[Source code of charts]
● ● ● ● ●

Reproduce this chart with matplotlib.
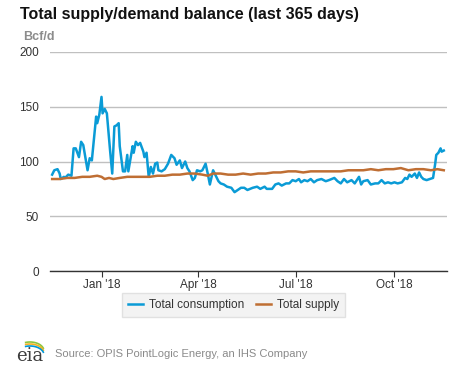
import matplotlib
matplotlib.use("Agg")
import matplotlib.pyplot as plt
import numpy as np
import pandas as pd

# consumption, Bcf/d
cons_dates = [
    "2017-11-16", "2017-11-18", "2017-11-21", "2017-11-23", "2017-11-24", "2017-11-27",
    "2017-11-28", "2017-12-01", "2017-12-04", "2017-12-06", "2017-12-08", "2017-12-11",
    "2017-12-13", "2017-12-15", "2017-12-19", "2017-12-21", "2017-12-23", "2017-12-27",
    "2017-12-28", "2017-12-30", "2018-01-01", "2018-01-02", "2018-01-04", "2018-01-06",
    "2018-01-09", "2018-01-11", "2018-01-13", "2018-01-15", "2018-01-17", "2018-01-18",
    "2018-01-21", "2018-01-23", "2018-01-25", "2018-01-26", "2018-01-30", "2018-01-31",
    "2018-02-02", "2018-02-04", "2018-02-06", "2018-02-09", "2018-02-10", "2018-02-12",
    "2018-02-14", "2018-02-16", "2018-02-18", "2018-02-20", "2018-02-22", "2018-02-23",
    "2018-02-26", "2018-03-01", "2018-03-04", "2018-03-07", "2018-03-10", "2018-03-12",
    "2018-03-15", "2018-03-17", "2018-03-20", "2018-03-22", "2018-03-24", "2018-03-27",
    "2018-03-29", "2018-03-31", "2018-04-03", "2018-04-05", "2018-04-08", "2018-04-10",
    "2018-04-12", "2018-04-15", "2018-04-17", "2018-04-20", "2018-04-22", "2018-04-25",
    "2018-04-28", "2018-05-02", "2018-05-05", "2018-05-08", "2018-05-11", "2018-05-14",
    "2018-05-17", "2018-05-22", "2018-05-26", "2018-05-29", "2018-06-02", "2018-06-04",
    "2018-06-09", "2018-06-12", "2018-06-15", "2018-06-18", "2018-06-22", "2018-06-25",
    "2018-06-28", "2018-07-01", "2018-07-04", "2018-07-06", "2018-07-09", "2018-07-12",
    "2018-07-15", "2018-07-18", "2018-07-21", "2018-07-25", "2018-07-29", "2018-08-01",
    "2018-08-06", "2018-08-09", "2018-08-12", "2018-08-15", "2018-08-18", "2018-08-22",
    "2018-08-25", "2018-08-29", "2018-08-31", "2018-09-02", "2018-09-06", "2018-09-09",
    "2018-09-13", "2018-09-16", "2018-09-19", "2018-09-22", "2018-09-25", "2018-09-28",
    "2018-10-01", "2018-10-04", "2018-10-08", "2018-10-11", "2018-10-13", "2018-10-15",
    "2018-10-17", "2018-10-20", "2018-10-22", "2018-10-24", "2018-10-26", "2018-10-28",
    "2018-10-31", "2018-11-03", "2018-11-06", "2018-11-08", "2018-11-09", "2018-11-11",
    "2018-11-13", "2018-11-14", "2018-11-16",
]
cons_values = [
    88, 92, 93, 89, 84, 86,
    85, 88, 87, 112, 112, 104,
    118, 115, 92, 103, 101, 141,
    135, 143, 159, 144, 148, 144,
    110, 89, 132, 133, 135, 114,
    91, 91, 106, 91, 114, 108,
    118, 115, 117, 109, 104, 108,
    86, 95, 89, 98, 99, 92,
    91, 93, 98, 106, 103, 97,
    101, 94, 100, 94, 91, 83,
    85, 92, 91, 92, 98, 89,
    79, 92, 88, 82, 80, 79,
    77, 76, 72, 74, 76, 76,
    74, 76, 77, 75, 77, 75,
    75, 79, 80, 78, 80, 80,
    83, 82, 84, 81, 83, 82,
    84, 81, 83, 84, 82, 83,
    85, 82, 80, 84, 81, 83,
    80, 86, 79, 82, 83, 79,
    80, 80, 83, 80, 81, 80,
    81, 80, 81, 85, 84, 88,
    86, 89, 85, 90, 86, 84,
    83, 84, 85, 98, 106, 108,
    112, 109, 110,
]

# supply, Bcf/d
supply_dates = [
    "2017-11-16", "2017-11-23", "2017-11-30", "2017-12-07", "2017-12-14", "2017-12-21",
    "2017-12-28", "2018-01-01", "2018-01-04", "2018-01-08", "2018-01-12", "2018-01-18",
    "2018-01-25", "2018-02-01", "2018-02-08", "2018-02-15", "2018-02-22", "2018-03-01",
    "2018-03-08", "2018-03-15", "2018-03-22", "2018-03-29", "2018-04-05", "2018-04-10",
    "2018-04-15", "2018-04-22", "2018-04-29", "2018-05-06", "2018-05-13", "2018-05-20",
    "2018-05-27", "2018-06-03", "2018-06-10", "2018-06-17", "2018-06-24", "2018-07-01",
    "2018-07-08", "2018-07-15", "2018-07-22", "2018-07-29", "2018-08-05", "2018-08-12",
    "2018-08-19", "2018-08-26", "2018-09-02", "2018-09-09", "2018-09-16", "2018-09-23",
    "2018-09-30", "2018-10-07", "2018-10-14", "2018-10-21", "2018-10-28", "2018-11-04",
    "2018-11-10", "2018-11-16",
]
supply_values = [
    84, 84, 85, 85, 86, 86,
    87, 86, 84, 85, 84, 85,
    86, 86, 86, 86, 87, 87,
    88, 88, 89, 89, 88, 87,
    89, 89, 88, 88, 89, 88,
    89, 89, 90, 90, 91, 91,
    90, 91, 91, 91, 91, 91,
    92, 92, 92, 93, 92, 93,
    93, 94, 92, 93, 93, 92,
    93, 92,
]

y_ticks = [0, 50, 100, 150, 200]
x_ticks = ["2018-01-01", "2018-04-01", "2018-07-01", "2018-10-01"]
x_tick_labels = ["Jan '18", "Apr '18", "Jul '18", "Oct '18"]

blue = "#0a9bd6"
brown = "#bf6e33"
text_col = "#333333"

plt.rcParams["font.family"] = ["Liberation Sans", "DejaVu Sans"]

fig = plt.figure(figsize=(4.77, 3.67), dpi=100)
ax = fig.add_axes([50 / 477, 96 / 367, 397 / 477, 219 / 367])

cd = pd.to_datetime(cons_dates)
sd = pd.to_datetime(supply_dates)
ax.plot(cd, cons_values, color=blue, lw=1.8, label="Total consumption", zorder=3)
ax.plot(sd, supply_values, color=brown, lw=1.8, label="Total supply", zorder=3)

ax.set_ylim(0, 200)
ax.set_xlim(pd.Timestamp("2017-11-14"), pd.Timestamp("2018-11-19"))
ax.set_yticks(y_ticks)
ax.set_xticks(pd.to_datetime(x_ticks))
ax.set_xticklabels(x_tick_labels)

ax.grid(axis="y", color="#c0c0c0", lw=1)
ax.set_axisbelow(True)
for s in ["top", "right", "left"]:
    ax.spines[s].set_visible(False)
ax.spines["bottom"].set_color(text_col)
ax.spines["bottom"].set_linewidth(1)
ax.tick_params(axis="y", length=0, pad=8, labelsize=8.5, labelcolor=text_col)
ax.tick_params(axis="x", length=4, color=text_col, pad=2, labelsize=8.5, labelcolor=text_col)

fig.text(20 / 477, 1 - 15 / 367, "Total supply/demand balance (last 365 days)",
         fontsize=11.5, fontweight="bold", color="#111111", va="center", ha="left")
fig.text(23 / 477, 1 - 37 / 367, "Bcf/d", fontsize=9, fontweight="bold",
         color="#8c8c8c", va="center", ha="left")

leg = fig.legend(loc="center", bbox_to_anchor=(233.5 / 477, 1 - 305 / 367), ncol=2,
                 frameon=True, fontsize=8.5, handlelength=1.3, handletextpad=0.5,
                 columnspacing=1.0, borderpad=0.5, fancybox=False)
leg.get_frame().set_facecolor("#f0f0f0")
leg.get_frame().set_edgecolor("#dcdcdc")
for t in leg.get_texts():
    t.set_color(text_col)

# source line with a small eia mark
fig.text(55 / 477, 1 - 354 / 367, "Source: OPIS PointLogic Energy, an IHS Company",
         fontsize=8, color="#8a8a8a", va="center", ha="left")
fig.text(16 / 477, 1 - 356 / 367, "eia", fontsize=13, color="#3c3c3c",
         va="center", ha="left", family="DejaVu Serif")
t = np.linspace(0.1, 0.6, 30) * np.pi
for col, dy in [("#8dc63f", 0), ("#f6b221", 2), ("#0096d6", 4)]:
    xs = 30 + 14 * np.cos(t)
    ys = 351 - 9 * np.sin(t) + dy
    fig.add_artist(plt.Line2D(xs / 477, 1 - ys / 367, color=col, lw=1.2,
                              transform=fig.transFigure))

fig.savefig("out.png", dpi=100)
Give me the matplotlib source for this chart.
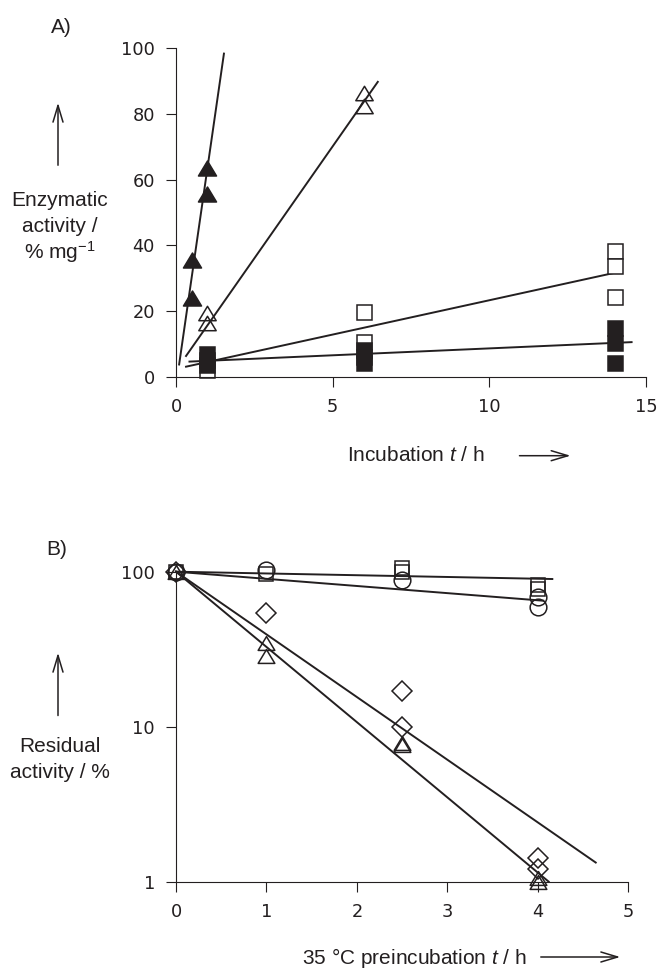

● ● ● ● ●

Written task: Start at the first line of the records and write out everything up to and including the line containing "import pandas as pd". No pictures.

Result for this task:
Reproduce this chart with matplotlib.
import matplotlib
matplotlib.use("Agg")
import matplotlib.pyplot as plt
import numpy as np
import pandas as pd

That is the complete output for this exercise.